**AIM:** Wherever "diagram" appears in a line, copy that line.

**RECORD EXTRACTS:**
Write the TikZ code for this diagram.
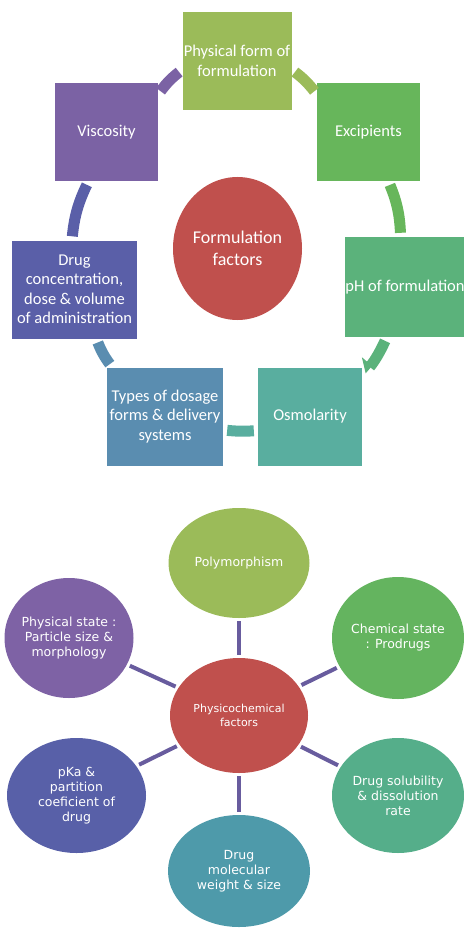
\documentclass[tikz,border=0pt]{standalone}
\usepackage{fontspec}
\setmainfont{Carlito}
\newfontfamily\widesans{DejaVu Sans}
\usepackage{xcolor}
\usepackage{tikz}
\usetikzlibrary{
  shapes.geometric,
  arrows.meta
}
\definecolor{oliveA}{HTML}{9BBB59}
\definecolor{greenB}{HTML}{67B65B}
\definecolor{greenC}{HTML}{5BB27B}
\definecolor{tealD}{HTML}{59AE9F}
\definecolor{steelE}{HTML}{5A8DB0}
\definecolor{blueF}{HTML}{5A5FA8}
\definecolor{purpleG}{HTML}{7B62A4}
\definecolor{hubred}{HTML}{C0504D}
\definecolor{chemgreen}{HTML}{64B45F}
\definecolor{solteal}{HTML}{55AE8A}
\definecolor{molteal}{HTML}{4E9AAA}
\definecolor{pkablue}{HTML}{5860A8}
\definecolor{statepurple}{HTML}{7E62A5}
\definecolor{spokeline}{HTML}{685C9E}
\tikzset{
  factorbox/.style={
    rectangle, draw=none, text=white,
    minimum height=98pt, inner xsep=0pt, inner ysep=1pt,
    align=center, font=\fontsize{16.5}{19.5}\selectfont
  },
  hubellipse/.style={
    ellipse, fill=hubred, text=white,
    inner sep=-5pt, align=center
  },
  ringarc/.style={
    line width=11pt, shorten <=4pt, shorten >=4pt
  },
  factorcircle/.style={
    ellipse, text=white, inner sep=-14pt,
    align=center, font=\widesans\fontsize{12.5}{15}\selectfont
  },
  spoke/.style={
    line width=4pt, draw=spokeline, shorten <=3pt, shorten >=3pt
  }
}
\begin{document}
\begin{tikzpicture}[x=1pt, y=1pt]
    \useasboundingbox (0,0) rectangle (463,-928);
    \node[factorbox, fill=oliveA, minimum width=109pt] (physform) at (237,-61) {Physical form of\\formulation};
    \node[factorbox, fill=greenB, minimum width=103pt] (excip) at (368.5,-132) {Excipients};
    \node[factorbox, fill=greenC, minimum width=121pt, minimum height=100pt] (phform) at (405,-287) {pH of formulation};
    \node[factorbox, fill=tealD, minimum width=104pt] (osmo) at (310,-416.5) {Osmolarity};
    \node[factorbox, fill=steelE, minimum width=116pt] (dosage) at (165,-416.5) {Types of dosage\\forms \& delivery\\systems};
    \node[factorbox, fill=blueF, minimum width=125pt] (drugconc) at (74.5,-289.5) {Drug\\concentration,\\dose \& volume\\of administration};
    \node[factorbox, fill=purpleG, minimum width=103pt] (visc) at (106.5,-132) {Viscosity};
    \node[hubellipse, minimum width=129pt, minimum height=143pt, font=\fontsize{18}{22}\selectfont] (formfac) at (237.5,-248.5) {Formulation\\factors};
    \draw[ringarc, draw=purpleG] (visc.36) to[bend left=8] (physform.189);
    \draw[ringarc, draw=oliveA] (physform.-9) to[bend left=8] (excip.144);
    \draw[ringarc, draw=greenB] (excip.-68) to[bend left=10] (phform.95);
    \draw[ringarc, draw=greenC, -{Triangle[right, length=9pt, width=24pt]}] (phform.250) to[bend left=8] (osmo.38);
    \draw[ringarc, draw=tealD] (osmo.195) to[bend left=5] (dosage.-13);
    \draw[ringarc, draw=steelE] (dosage.137) to[bend left=8] (drugconc.-66);
    \draw[ringarc, draw=blueF] (drugconc.93) to[bend left=10] (visc.250);
    \node[hubellipse, minimum width=138pt, minimum height=115pt, font=\widesans\fontsize{11}{13.5}\selectfont] (physchem) at (239,-715.5) {Physicochemical\\factors};
    \node[factorcircle, fill=oliveA, minimum width=141pt, minimum height=110pt] (polymorph) at (239,-563) {Polymorphism};
    \node[factorcircle, fill=chemgreen, minimum width=132pt, minimum height=122pt] (chemstate) at (398,-638) {Chemical state\\: Prodrugs};
    \node[factorcircle, fill=solteal, minimum width=132pt, minimum height=115pt] (solub) at (398,-795.5) {Drug solubility\\\& dissolution\\rate};
    \node[factorcircle, fill=molteal, minimum width=142pt, minimum height=112pt] (molwt) at (239,-871) {Drug\\molecular\\weight \& size};
    \node[factorcircle, fill=pkablue, minimum width=139pt, minimum height=115pt] (pka) at (76.5,-795.5) {pKa \&\\partition\\coeficient of\\drug};
    \node[factorcircle, fill=statepurple, minimum width=129pt, minimum height=120pt] (physstate) at (69,-638) {Physical state :\\Particle size \&\\morphology};
    \draw[spoke] (physchem) -- (polymorph);
    \draw[spoke] (physchem) -- (chemstate);
    \draw[spoke] (physchem) -- (solub);
    \draw[spoke] (physchem) -- (molwt);
    \draw[spoke] (physchem) -- (pka);
    \draw[spoke] (physchem) -- (physstate);
  \end{tikzpicture}
\end{document}
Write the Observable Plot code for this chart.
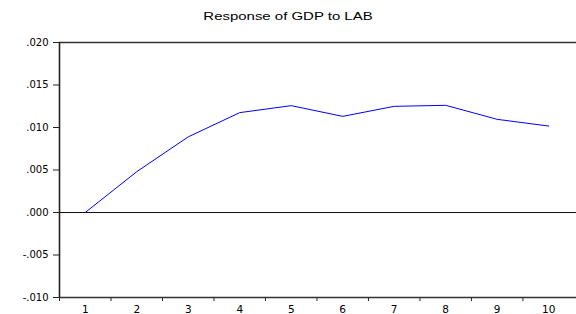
<!DOCTYPE html>
<html>
<head>
<meta charset="utf-8">
<script src="https://cdn.jsdelivr.net/npm/d3@7"></script>
<script src="https://cdn.jsdelivr.net/npm/@observablehq/plot@0.6"></script>
<style>
  html, body { margin: 0; padding: 0; background: #fff; }
  #title { width: 576px; height: 30px; position: relative; }
  #title span {
    position: absolute; left: 288px; top: 10px;
    font-family: "Liberation Sans", Arial, sans-serif; font-size: 11.5px; line-height: 13px;
    color: #000; white-space: nowrap;
    transform: translateX(-50%) scaleX(1.3);
  }
</style>
</head>
<body>
<div id="title"><span>Response of GDP to LAB</span></div>
<div id="chart"></div>
<script>
const title = "Response of GDP to LAB";
const periods = [1, 2, 3, 4, 5, 6, 7, 8, 9, 10];
const response = [0.0000, 0.0048, 0.0089, 0.01175, 0.01257, 0.01131, 0.01249, 0.01261, 0.01096, 0.01017];
const yTicks = [-0.010, -0.005, 0.000, 0.005, 0.010, 0.015, 0.020];
const xBoundaries = [0.5, 1.5, 2.5, 3.5, 4.5, 5.5, 6.5, 7.5, 8.5, 9.5];

const data = periods.map((p, i) => ({period: p, value: response[i]}));
const fmtY = d => {
  const s = d3.format(".3f")(Math.abs(d)).replace(/^0/, "");
  return (d < 0 ? "-" : "") + s;
};

const chart = Plot.plot({
  width: 576,
  height: 284,
  marginLeft: 59,
  marginRight: 0,
  marginTop: 12,
  marginBottom: 17,
  style: {fontFamily: "'DejaVu Sans', sans-serif", fontSize: "10px", color: "#000", background: "#fff"},
  x: {domain: [0.5, 10.54], axis: null},
  y: {domain: [-0.010, 0.020], axis: null},
  marks: [
    Plot.axisY({ticks: yTicks, tickFormat: fmtY, tickSize: 6, tickPadding: 5, stroke: "#222", fontSize: 10, label: null}),
    Plot.axisX({ticks: xBoundaries, tickFormat: () => "", tickSize: 4, stroke: "#222", label: null}),
    Plot.axisX({ticks: periods, tickFormat: d => String(d), tickSize: 0, tickPadding: 8, fontSize: 10.5, label: null}),
    Plot.ruleY([0], {stroke: "#111", strokeWidth: 1}),
    Plot.ruleY([0.020], {stroke: "#333", strokeWidth: 1.4}),
    Plot.ruleY([-0.010], {stroke: "#333", strokeWidth: 1.6}),
    Plot.ruleX([0.5], {stroke: "#222", strokeWidth: 1.6}),
    Plot.line(data, {x: "period", y: "value", stroke: "#0000ff", strokeWidth: 1})
  ]
});
document.getElementById("chart").appendChild(chart);
</script>
</body>
</html>
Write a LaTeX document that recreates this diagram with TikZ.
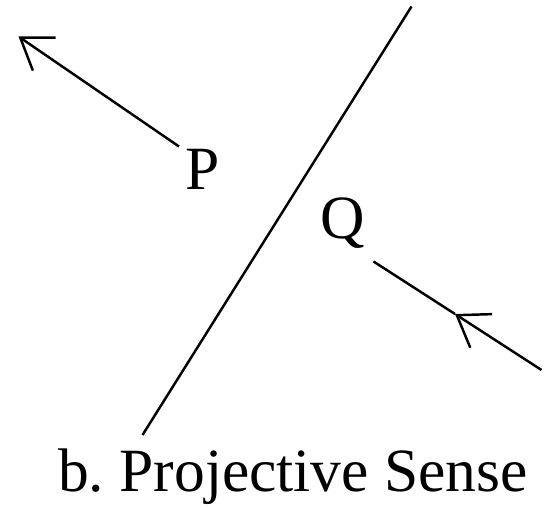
\documentclass[tikz,border=0pt]{standalone}
\usepackage{fontspec}
\setmainfont{Liberation Serif}
\usepackage{tikz}
\usetikzlibrary{arrows.meta}

\tikzset{
    lbl/.style={font=\fontsize{35}{41}\selectfont, inner sep=0pt, anchor=base},
    ray/.style={line width=1.4pt, -{Straight Barb[length=5.8mm, width=8mm]}}
}

\begin{document}
\begin{tikzpicture}
    \useasboundingbox (0,0) rectangle (10.9,10.16);

    \coordinate (L1) at (8.23, 10.03);
    \coordinate (L2) at (2.85, 1.46);
    \coordinate (Ps) at (3.58, 7.23);
    \coordinate (Pt) at (0.37, 9.43);
    \coordinate (Qs) at (10.83, 2.76);
    \coordinate (Qm) at (9.10, 3.88);
    \coordinate (Qe) at (7.47, 4.93);

    \draw[line width=1.4pt] (L1) -- (L2);

    \node[lbl] (P) at (4.05, 6.36) {P};
    \node[lbl] (Q) at (6.86, 5.39) {Q};

    \draw[ray] (Ps) -- (Pt);
    \draw[ray] (Qs) -- (Qm);
    \draw[line width=1.4pt] (Qm) -- (Qe);

    \node[lbl] (cap) at (5.86, 0.33) {b.\ Projective Sense};
\end{tikzpicture}
\end{document}
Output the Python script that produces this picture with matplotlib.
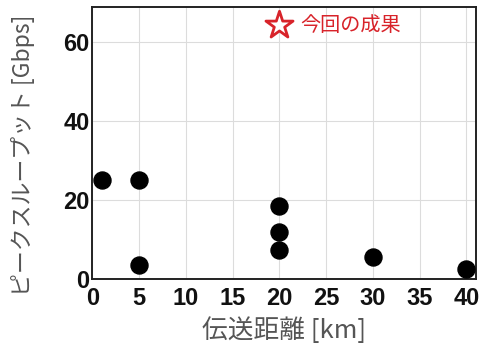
import matplotlib
matplotlib.use("Agg")
import matplotlib.pyplot as plt

plt.rcParams['font.family'] = ['Noto Sans CJK JP', 'DejaVu Sans']

# Transmission distance [km] and peak throughput [Gbps] of earlier reports
distance_km = [1, 5, 5, 20, 20, 20, 30, 40]
throughput_gbps = [25, 25, 3.7, 18.5, 12, 7.5, 5.6, 2.5]

# This work
this_distance = [20]
this_throughput = [64.3]
this_label = "今回の成果"

x_ticks = [0, 5, 10, 15, 20, 25, 30, 35, 40]
y_ticks = [0, 20, 40, 60]

fig = plt.figure(figsize=(4.84, 3.52), dpi=100)
ax = fig.add_axes([0.191, 0.207, 0.792, 0.772])

ax.scatter(distance_km, throughput_gbps, s=150, color='black', zorder=3,
           clip_on=False)
ax.scatter(this_distance, this_throughput, s=420, marker='*',
           facecolor='white', edgecolor='#d8232a', linewidth=2.0, zorder=3)
ax.text(this_distance[0] + 2.2, this_throughput[0], this_label,
        color='#d8232a', fontsize=14.5, va='center', ha='left')

ax.set_xlim(0, 41)
ax.set_ylim(0, 68.8)
ax.set_xticks(x_ticks)
ax.set_yticks(y_ticks)
ax.grid(True, color='#dcdcdc', linewidth=0.8, zorder=0)
ax.set_axisbelow(True)

for lbl in ax.get_xticklabels() + ax.get_yticklabels():
    lbl.set_fontfamily('Liberation Sans')
    lbl.set_fontweight('bold')
    lbl.set_fontsize(17)
ax.tick_params(axis='both', length=0, colors='#111111')
ax.tick_params(axis='x', pad=6)
ax.tick_params(axis='y', pad=2)

for side in ['top', 'right', 'left', 'bottom']:
    ax.spines[side].set_linewidth(1.4)
    ax.spines[side].set_color('#222222')

ax.set_xlabel("伝送距離 [km]", fontsize=18.5, color='#555555', labelpad=5)
ax.set_ylabel("ピークスループット [Gbps]", fontsize=16.5, color='#555555')
ax.yaxis.set_label_coords(-0.15, 0.455)

fig.savefig("out.png", dpi=100)
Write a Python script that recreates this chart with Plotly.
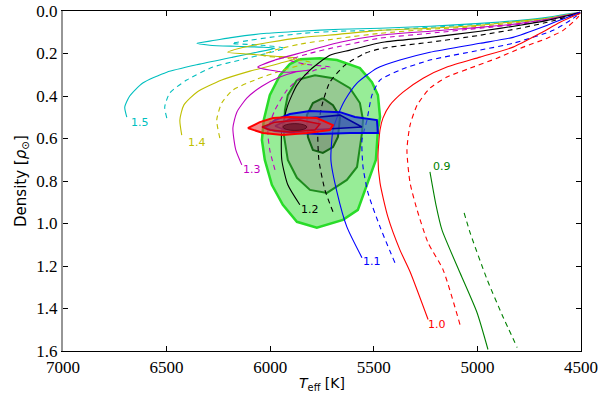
import plotly.graph_objects as go

# ---------------- evolutionary tracks (Teff [K], density [rho_sun]) ----------------
t15_T = [6692, 6702, 6678, 6615, 6499, 6340, 6180, 6064, 5977, 6040, 6171, 6292, 6354, 6267, 6180, 6016, 5857, 5663, 5470, 5229, 4987, 4794, 4663, 4577, 4504]
t15_r = [0.499, 0.452, 0.400, 0.339, 0.288, 0.250, 0.217, 0.194, 0.175, 0.170, 0.166, 0.161, 0.152, 0.138, 0.124, 0.105, 0.095, 0.086, 0.081, 0.072, 0.058, 0.044, 0.030, 0.016, 0.006]
d15_T = [6499, 6509, 6485, 6403, 6277, 6147, 6016, 5929, 6040, 6185, 6098, 6002, 5842, 5663, 5470, 5229, 4987, 4794, 4663, 4504]
d15_r = [0.504, 0.452, 0.386, 0.325, 0.264, 0.231, 0.199, 0.175, 0.161, 0.152, 0.138, 0.124, 0.105, 0.095, 0.091, 0.077, 0.062, 0.048, 0.034, 0.011]

t14_T = [6427, 6436, 6417, 6354, 6234, 6098, 5953, 5871, 5977, 6098, 6205, 6147, 6002, 5842, 5663, 5470, 5229, 4987, 4794, 4663, 4504]
t14_r = [0.584, 0.513, 0.443, 0.382, 0.325, 0.283, 0.246, 0.222, 0.213, 0.203, 0.194, 0.175, 0.147, 0.124, 0.109, 0.091, 0.081, 0.067, 0.048, 0.034, 0.006]
d14_T = [6243, 6258, 6234, 6180, 6064, 5953, 5857, 5808, 5929, 6040, 5977, 5857, 5663, 5470, 5229, 4987, 4794, 4663, 4504]
d14_r = [0.598, 0.513, 0.433, 0.372, 0.321, 0.283, 0.255, 0.241, 0.222, 0.208, 0.184, 0.156, 0.128, 0.105, 0.086, 0.072, 0.053, 0.039, 0.011]

t13_T = [6137, 6166, 6180, 6161, 6113, 6040, 5953, 5881, 5808, 5929, 6060, 5977, 5842, 5663, 5470, 5229, 4987, 4794, 4663, 4504]
t13_r = [0.724, 0.654, 0.551, 0.476, 0.410, 0.354, 0.311, 0.288, 0.278, 0.288, 0.264, 0.231, 0.194, 0.147, 0.114, 0.095, 0.077, 0.058, 0.039, 0.006]
d13_T = [5977, 6002, 6011, 5977, 5919, 5857, 5784, 5712, 5833, 5905, 5808, 5663, 5470, 5229, 4987, 4794, 4663, 4504]
d13_r = [0.748, 0.654, 0.560, 0.466, 0.372, 0.316, 0.278, 0.264, 0.250, 0.231, 0.199, 0.166, 0.128, 0.105, 0.081, 0.062, 0.044, 0.011]

t12_T = [5857, 5915, 5944, 5944, 5915, 5871, 5808, 5712, 5615, 5456, 5229, 4987, 4794, 4663, 4577, 4504]
t12_r = [0.912, 0.818, 0.701, 0.560, 0.443, 0.349, 0.278, 0.208, 0.184, 0.147, 0.124, 0.095, 0.067, 0.044, 0.025, 0.006]
d12_T = [5697, 5736, 5765, 5770, 5750, 5712, 5639, 5543, 5456, 5229, 4987, 4794, 4663, 4504]
d12_r = [0.945, 0.842, 0.701, 0.560, 0.443, 0.335, 0.255, 0.199, 0.175, 0.147, 0.114, 0.081, 0.053, 0.011]

t11_T = [5557, 5630, 5678, 5707, 5697, 5673, 5639, 5581, 5485, 5374, 5229, 4987, 4828, 4663, 4577, 4504]
t11_r = [1.161, 1.016, 0.851, 0.701, 0.560, 0.490, 0.419, 0.339, 0.269, 0.231, 0.194, 0.152, 0.124, 0.067, 0.034, 0.006]
d11_T = [5398, 5470, 5528, 5552, 5557, 5533, 5509, 5470, 5374, 5229, 4987, 4828, 4634, 4552, 4504]
d11_r = [1.185, 1.016, 0.856, 0.734, 0.607, 0.513, 0.396, 0.325, 0.278, 0.231, 0.184, 0.152, 0.091, 0.044, 0.011]

t10_T = [5238, 5325, 5374, 5432, 5470, 5480, 5470, 5456, 5422, 5359, 5262, 5147, 4987, 4828, 4697, 4601, 4504]
t10_r = [1.452, 1.227, 1.124, 0.969, 0.809, 0.687, 0.560, 0.504, 0.443, 0.382, 0.316, 0.264, 0.217, 0.170, 0.105, 0.053, 0.011]
d10_T = [5084, 5166, 5238, 5291, 5325, 5340, 5325, 5291, 5229, 5147, 5035, 4905, 4779, 4663, 4586, 4519, 4504]
d10_r = [1.476, 1.217, 1.091, 0.936, 0.809, 0.654, 0.537, 0.443, 0.363, 0.311, 0.269, 0.222, 0.170, 0.128, 0.091, 0.034, 0.016]

t09_T = [5229, 5200, 5171, 5084, 5002, 4949]
t09_r = [0.757, 0.912, 1.030, 1.232, 1.419, 1.593]
d09_T = [5064, 5035, 4953, 4881, 4808]
d09_r = [0.950, 1.044, 1.264, 1.429, 1.584]

mass_labels = ["1.5", "1.4", "1.3", "1.2", "1.1", "1.0", "0.9"]
label_T = [6630, 6354, 6090, 5808, 5509, 5195, 5171]
label_r = [0.527, 0.617, 0.748, 0.936, 1.180, 1.476, 0.734]

# ---------------- confidence contours ----------------
g1_T = [5857, 5760, 5678, 5567, 5509, 5480, 5470, 5480, 5490, 5543, 5577, 5649, 5775, 5871, 5939, 5992, 6026, 6040, 6031, 6002, 5953, 5905]
g1_r = [0.227, 0.222, 0.231, 0.269, 0.335, 0.396, 0.499, 0.560, 0.701, 0.842, 0.936, 0.983, 1.020, 0.992, 0.912, 0.818, 0.701, 0.607, 0.513, 0.396, 0.302, 0.250]
g2_T = [5871, 5784, 5697, 5615, 5567, 5552, 5557, 5581, 5630, 5726, 5808, 5871, 5915, 5934, 5929, 5915]
g2_r = [0.325, 0.302, 0.316, 0.363, 0.433, 0.513, 0.574, 0.734, 0.795, 0.856, 0.842, 0.785, 0.701, 0.584, 0.466, 0.396]
g3_T = [5746, 5697, 5663, 5673, 5697, 5746, 5794, 5818, 5823, 5794]
g3_r = [0.410, 0.443, 0.499, 0.593, 0.640, 0.668, 0.654, 0.593, 0.490, 0.433]

b1_T = [6026, 5977, 5905, 5808, 5663, 5591, 5485, 5480, 5615, 5760, 5881, 5977]
b1_r = [0.551, 0.513, 0.485, 0.471, 0.476, 0.499, 0.513, 0.574, 0.574, 0.579, 0.574, 0.565]
b2_T = [5977, 5905, 5760, 5663, 5557, 5663, 5808, 5929]
b2_r = [0.541, 0.508, 0.499, 0.490, 0.546, 0.551, 0.560, 0.560]

r1_T = [6108, 6050, 5987, 5905, 5775, 5697, 5712, 5823, 5939, 6035]
r1_r = [0.551, 0.523, 0.504, 0.499, 0.504, 0.537, 0.560, 0.574, 0.584, 0.574]
r2_T = [6040, 5977, 5857, 5760, 5784, 5905, 6002]
r2_r = [0.546, 0.523, 0.513, 0.532, 0.560, 0.570, 0.560]
core_T = [5823, 5939]
core_r = [0.530, 0.562]

fig = go.Figure()


def poly(T, r, fill, edge, w):
    fig.add_trace(go.Scatter(x=T + T[:1], y=r + r[:1], mode="lines", fill="toself",
                             fillcolor=fill, line=dict(color=edge, width=w),
                             hoverinfo="skip", showlegend=False))


# green (filled) contours
poly(g1_T, g1_r, "rgba(140,235,140,0.9)", "rgb(40,220,40)", 2.5)
poly(g2_T, g2_r, "rgba(150,150,140,0.40)", "rgb(30,140,30)", 2)
poly(g3_T, g3_r, "rgba(100,110,100,0.40)", "rgb(20,100,20)", 2)

# tracks
tracks = [
    (t15_T, t15_r, d15_T, d15_r, "rgb(0,191,191)"),
    (t14_T, t14_r, d14_T, d14_r, "rgb(191,191,0)"),
    (t13_T, t13_r, d13_T, d13_r, "rgb(191,0,191)"),
    (t12_T, t12_r, d12_T, d12_r, "black"),
    (t11_T, t11_r, d11_T, d11_r, "rgb(0,0,255)"),
    (t10_T, t10_r, d10_T, d10_r, "rgb(255,0,0)"),
    (t09_T, t09_r, d09_T, d09_r, "rgb(0,128,0)"),
]
for sT, sr, dT, dr, col in tracks:
    fig.add_trace(go.Scatter(x=sT, y=sr, mode="lines", line=dict(color=col, width=1.1, shape="spline", smoothing=0.6),
                             hoverinfo="skip", showlegend=False))
    fig.add_trace(go.Scatter(x=dT, y=dr, mode="lines",
                             line=dict(color=col, width=1.1, dash="5px,4px", shape="spline", smoothing=0.6),
                             hoverinfo="skip", showlegend=False))

# blue and red contours
poly(b1_T, b1_r, "rgba(60,100,200,0.65)", "rgb(0,0,230)", 2)
poly(b2_T, b2_r, "rgba(40,60,160,0.35)", "rgb(0,0,160)", 1.5)
poly(r1_T, r1_r, "rgba(230,60,60,0.6)", "rgb(255,0,0)", 2)
poly(r2_T, r2_r, "rgba(170,40,60,0.4)", "rgb(200,0,20)", 1.5)
fig.add_shape(type="circle", xref="x", yref="y", x0=core_T[0], x1=core_T[1], y0=core_r[0], y1=core_r[1],
              fillcolor="rgb(120,30,50)", line=dict(color="rgb(90,10,30)", width=1))

label_cols = ["rgb(0,191,191)", "rgb(191,191,0)", "rgb(191,0,191)", "black",
              "rgb(0,0,255)", "rgb(255,0,0)", "rgb(0,128,0)"]
for lab, lx, ly, c in zip(mass_labels, label_T, label_r, label_cols):
    fig.add_annotation(x=lx, y=ly, text=lab, showarrow=False,
                       font=dict(family="DejaVu Sans", size=11, color=c))

tickfont = dict(family="Liberation Serif", size=17, color="black")
fig.update_layout(
    template="none",
    width=600, height=396,
    margin=dict(l=63, r=19, t=11, b=45),
    paper_bgcolor="white", plot_bgcolor="white",
    showlegend=False,
    xaxis=dict(range=[7000, 4500], tickvals=[7000, 6500, 6000, 5500, 5000, 4500],
               automargin=False,
               ticks="inside", ticklen=5, tickcolor="black", showgrid=False, zeroline=False,
               showline=True, linecolor="black", linewidth=1.2, mirror="ticks",
               tickfont=tickfont,
               title=dict(text="<i>T</i><sub>eff</sub> [K]", standoff=2,
                          font=dict(family="DejaVu Sans", size=14, color="black"))),
    yaxis=dict(range=[1.6, 0.0], tickvals=[0, 0.2, 0.4, 0.6, 0.8, 1.0, 1.2, 1.4, 1.6],
               automargin=False,
               tickformat=".1f", ticks="inside", ticklen=5, tickcolor="black",
               showgrid=False, zeroline=False, showline=True, linecolor="rgb(150,150,150)",
               linewidth=2, tickfont=tickfont,
               title=dict(text="Density [<i>ρ</i><sub>⊙</sub>]", standoff=6,
                          font=dict(family="DejaVu Sans", size=15, color="black"))),
    yaxis2=dict(range=[1.6, 0.0], overlaying="y", side="right", matches="y", automargin=False,
                tickvals=[0, 0.2, 0.4, 0.6, 0.8, 1.0, 1.2, 1.4, 1.6], showticklabels=False,
                ticks="inside", ticklen=5, tickcolor="black", showgrid=False, zeroline=False,
                showline=True, linecolor="black", linewidth=1.2),
)
fig.add_trace(go.Scatter(x=[5000], y=[0.8], yaxis="y2", mode="markers",
                         marker=dict(opacity=0), hoverinfo="skip", showlegend=False))

fig.write_html("out.html", config={"displayModeBar": False},
               post_script="document.body.style.margin='0px';document.body.style.padding='0px';")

**PROBLEM SOLUTION:**
Write the TikZ code for this diagram.
Write a LaTeX document that recreates this diagram with TikZ.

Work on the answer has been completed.